Millions of working people will no longer be able to afford somewhere decent to live by 2024 and will need access to some type of affordable housing, new research published by the Local Government Association (LGA) warns.
The LGA, which represents more than 370 councils in England and Wales, set up a Housing Commission last year to explore how a renewed investment in the different new homes that people need can deliver significant wider benefits for communities. It is now calling on new government ministers to take urgent steps so councils can help.
The number of first-time buyers in England have fallen by a third in a decade. Research has also found that:
- a minimum of 3.98 million people of working age will still need access to affordable housing options by 2024 even if the country is able to achieve full employment by upskilling 3.5 million people to take higher paid jobs the economy has been projected to create.
- around 5.4 million people of working age will need access to affordable housing by 2024 if qualification levels do not increase. Overall demand will be higher should the economy not create the jobs projected.
- the likely demand of affordable homes for working age people will range from 2.25 million to 3.07 million, compared with 2.87 million in 2011. Overall demand will be much greater when taking into account those not working, such as pensioners.
- affordable is defined as someone who has to spend 30 per cent or more of their household income on their housing costs.
The LGA is calling for the government to allow councils to:
- borrow to invest in housing in the same way that they are able to borrow to invest in other projects
- keep 100 per cent of the receipts from properties sold through ‘right to buy’ to build new homes
- combine right to buy receipts with other funding, to use receipts to build through housing companies, and to count the value of council land in building replacements.

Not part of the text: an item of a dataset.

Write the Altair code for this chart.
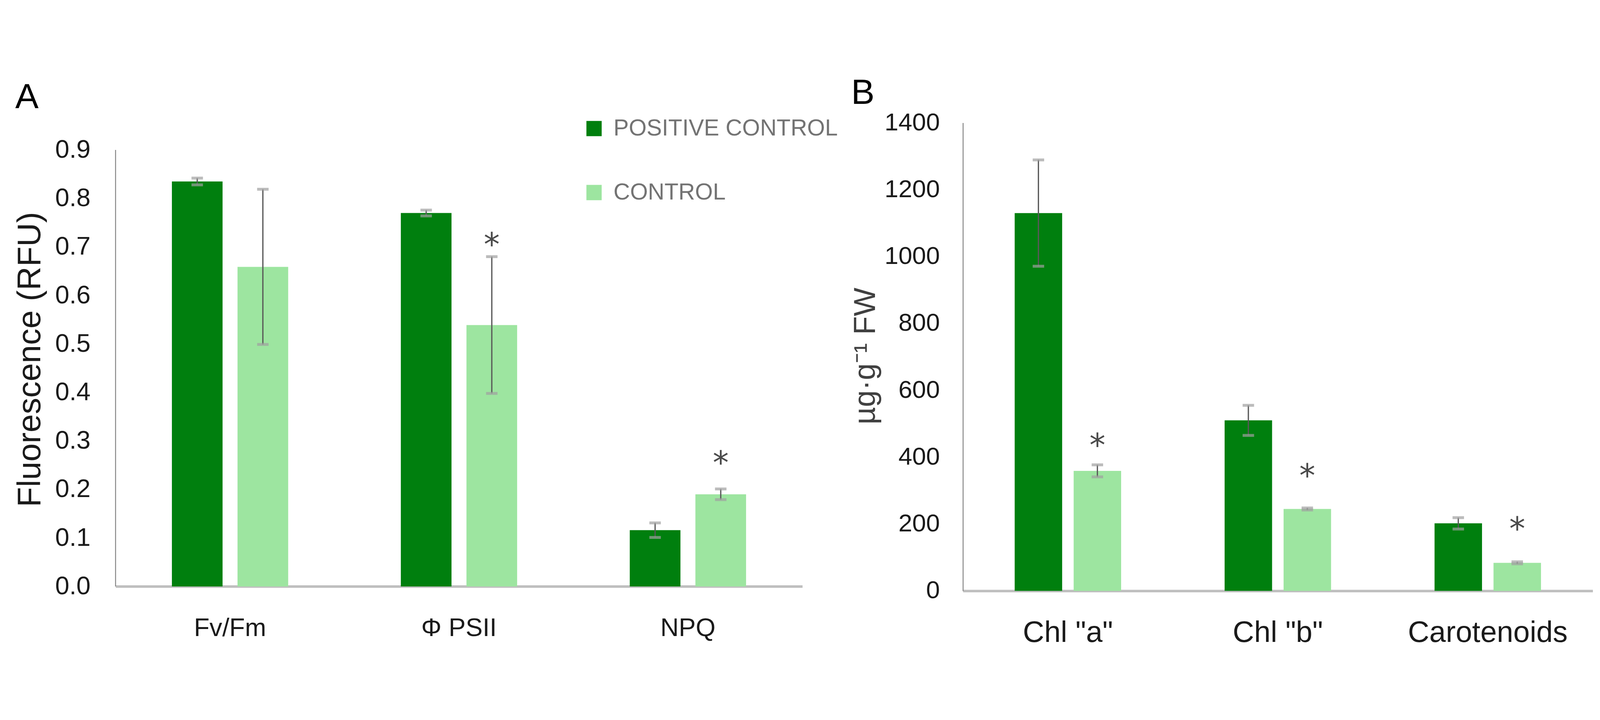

Cllr Stephen Morgan, Labour’s spokesperson on housing said:
“I welcome this national research from the LGA and the practical recommendations this report offers.
More and more families will be affected by the housing crisis every year. People working hard will no longer be able to find an affordable and decent place to live if councils across the land don’t get on with the job of building the new homes that people in our communities desperately need.
People raise their concerns about how difficult it is to get their own home with me all the time so I am assured that Portsmouth City Council understands the need identified in this LGA report.
I welcome the fact that our council is already taking steps to tackle the local shortage, and I will press for further action and innovative solutions so we have more genuinely affordable housing in our great city for the benefit of local people and families”.